──────── Information supplied ────────
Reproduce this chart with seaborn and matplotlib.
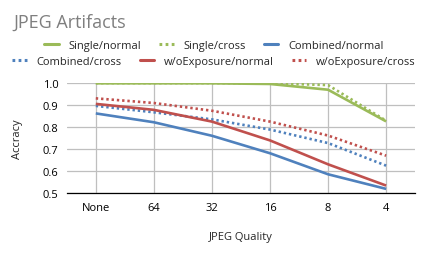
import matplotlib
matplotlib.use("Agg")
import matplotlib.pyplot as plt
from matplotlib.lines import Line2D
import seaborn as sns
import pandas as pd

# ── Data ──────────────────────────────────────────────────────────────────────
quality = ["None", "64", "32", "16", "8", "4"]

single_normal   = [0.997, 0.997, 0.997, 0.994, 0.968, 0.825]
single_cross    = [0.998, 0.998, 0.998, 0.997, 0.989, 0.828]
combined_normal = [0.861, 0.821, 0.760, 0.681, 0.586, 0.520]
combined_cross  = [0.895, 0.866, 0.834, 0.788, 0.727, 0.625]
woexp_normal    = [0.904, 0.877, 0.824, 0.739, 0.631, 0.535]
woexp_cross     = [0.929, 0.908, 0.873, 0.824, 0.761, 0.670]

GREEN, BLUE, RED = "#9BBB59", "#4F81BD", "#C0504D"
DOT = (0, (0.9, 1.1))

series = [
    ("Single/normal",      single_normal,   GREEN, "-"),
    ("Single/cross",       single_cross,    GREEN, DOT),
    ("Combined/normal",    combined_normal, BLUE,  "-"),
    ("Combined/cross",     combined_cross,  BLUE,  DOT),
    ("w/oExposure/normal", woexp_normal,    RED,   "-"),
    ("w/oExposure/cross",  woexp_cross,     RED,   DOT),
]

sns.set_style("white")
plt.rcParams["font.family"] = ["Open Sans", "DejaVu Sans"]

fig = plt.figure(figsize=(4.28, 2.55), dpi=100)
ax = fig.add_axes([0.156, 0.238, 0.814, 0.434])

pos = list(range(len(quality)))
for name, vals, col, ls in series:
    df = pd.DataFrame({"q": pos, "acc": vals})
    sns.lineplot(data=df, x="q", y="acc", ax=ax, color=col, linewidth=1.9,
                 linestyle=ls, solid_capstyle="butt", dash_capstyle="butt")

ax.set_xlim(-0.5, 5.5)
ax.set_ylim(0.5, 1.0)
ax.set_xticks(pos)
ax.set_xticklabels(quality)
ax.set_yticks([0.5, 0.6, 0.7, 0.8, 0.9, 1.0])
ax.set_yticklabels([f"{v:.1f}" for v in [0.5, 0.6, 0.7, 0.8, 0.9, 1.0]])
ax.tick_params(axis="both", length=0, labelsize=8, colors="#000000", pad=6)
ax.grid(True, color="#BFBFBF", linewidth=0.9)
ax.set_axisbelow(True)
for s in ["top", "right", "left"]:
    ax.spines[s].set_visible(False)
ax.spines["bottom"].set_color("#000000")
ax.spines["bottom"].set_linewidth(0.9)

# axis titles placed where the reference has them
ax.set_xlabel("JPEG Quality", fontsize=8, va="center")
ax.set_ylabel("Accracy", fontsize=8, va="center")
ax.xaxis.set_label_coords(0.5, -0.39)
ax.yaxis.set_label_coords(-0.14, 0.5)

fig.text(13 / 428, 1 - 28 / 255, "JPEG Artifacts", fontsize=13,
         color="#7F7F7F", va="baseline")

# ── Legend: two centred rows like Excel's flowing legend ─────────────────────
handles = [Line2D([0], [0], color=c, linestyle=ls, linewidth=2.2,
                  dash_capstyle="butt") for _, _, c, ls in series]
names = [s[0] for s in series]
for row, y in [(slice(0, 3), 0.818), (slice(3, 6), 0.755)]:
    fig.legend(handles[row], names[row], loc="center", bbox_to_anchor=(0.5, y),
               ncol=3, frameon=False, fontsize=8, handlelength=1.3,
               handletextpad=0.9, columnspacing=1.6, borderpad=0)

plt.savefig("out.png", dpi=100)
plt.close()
────────
• [Task instructions]
Without the pictures, write out all of the material exactly.

• [Completed task]
Reproduce this chart with seaborn and matplotlib.
import matplotlib
matplotlib.use("Agg")
import matplotlib.pyplot as plt
from matplotlib.lines import Line2D
import seaborn as sns
import pandas as pd

# ── Data ──────────────────────────────────────────────────────────────────────
quality = ["None", "64", "32", "16", "8", "4"]

single_normal   = [0.997, 0.997, 0.997, 0.994, 0.968, 0.825]
single_cross    = [0.998, 0.998, 0.998, 0.997, 0.989, 0.828]
combined_normal = [0.861, 0.821, 0.760, 0.681, 0.586, 0.520]
combined_cross  = [0.895, 0.866, 0.834, 0.788, 0.727, 0.625]
woexp_normal    = [0.904, 0.877, 0.824, 0.739, 0.631, 0.535]
woexp_cross     = [0.929, 0.908, 0.873, 0.824, 0.761, 0.670]

GREEN, BLUE, RED = "#9BBB59", "#4F81BD", "#C0504D"
DOT = (0, (0.9, 1.1))

series = [
    ("Single/normal",      single_normal,   GREEN, "-"),
    ("Single/cross",       single_cross,    GREEN, DOT),
    ("Combined/normal",    combined_normal, BLUE,  "-"),
    ("Combined/cross",     combined_cross,  BLUE,  DOT),
    ("w/oExposure/normal", woexp_normal,    RED,   "-"),
    ("w/oExposure/cross",  woexp_cross,     RED,   DOT),
]

sns.set_style("white")
plt.rcParams["font.family"] = ["Open Sans", "DejaVu Sans"]

fig = plt.figure(figsize=(4.28, 2.55), dpi=100)
ax = fig.add_axes([0.156, 0.238, 0.814, 0.434])

pos = list(range(len(quality)))
for name, vals, col, ls in series:
    df = pd.DataFrame({"q": pos, "acc": vals})
    sns.lineplot(data=df, x="q", y="acc", ax=ax, color=col, linewidth=1.9,
                 linestyle=ls, solid_capstyle="butt", dash_capstyle="butt")

ax.set_xlim(-0.5, 5.5)
ax.set_ylim(0.5, 1.0)
ax.set_xticks(pos)
ax.set_xticklabels(quality)
ax.set_yticks([0.5, 0.6, 0.7, 0.8, 0.9, 1.0])
ax.set_yticklabels([f"{v:.1f}" for v in [0.5, 0.6, 0.7, 0.8, 0.9, 1.0]])
ax.tick_params(axis="both", length=0, labelsize=8, colors="#000000", pad=6)
ax.grid(True, color="#BFBFBF", linewidth=0.9)
ax.set_axisbelow(True)
for s in ["top", "right", "left"]:
    ax.spines[s].set_visible(False)
ax.spines["bottom"].set_color("#000000")
ax.spines["bottom"].set_linewidth(0.9)

# axis titles placed where the reference has them
ax.set_xlabel("JPEG Quality", fontsize=8, va="center")
ax.set_ylabel("Accracy", fontsize=8, va="center")
ax.xaxis.set_label_coords(0.5, -0.39)
ax.yaxis.set_label_coords(-0.14, 0.5)

fig.text(13 / 428, 1 - 28 / 255, "JPEG Artifacts", fontsize=13,
         color="#7F7F7F", va="baseline")

# ── Legend: two centred rows like Excel's flowing legend ─────────────────────
handles = [Line2D([0], [0], color=c, linestyle=ls, linewidth=2.2,
                  dash_capstyle="butt") for _, _, c, ls in series]
names = [s[0] for s in series]
for row, y in [(slice(0, 3), 0.818), (slice(3, 6), 0.755)]:
    fig.legend(handles[row], names[row], loc="center", bbox_to_anchor=(0.5, y),
               ncol=3, frameon=False, fontsize=8, handlelength=1.3,
               handletextpad=0.9, columnspacing=1.6, borderpad=0)

plt.savefig("out.png", dpi=100)
plt.close()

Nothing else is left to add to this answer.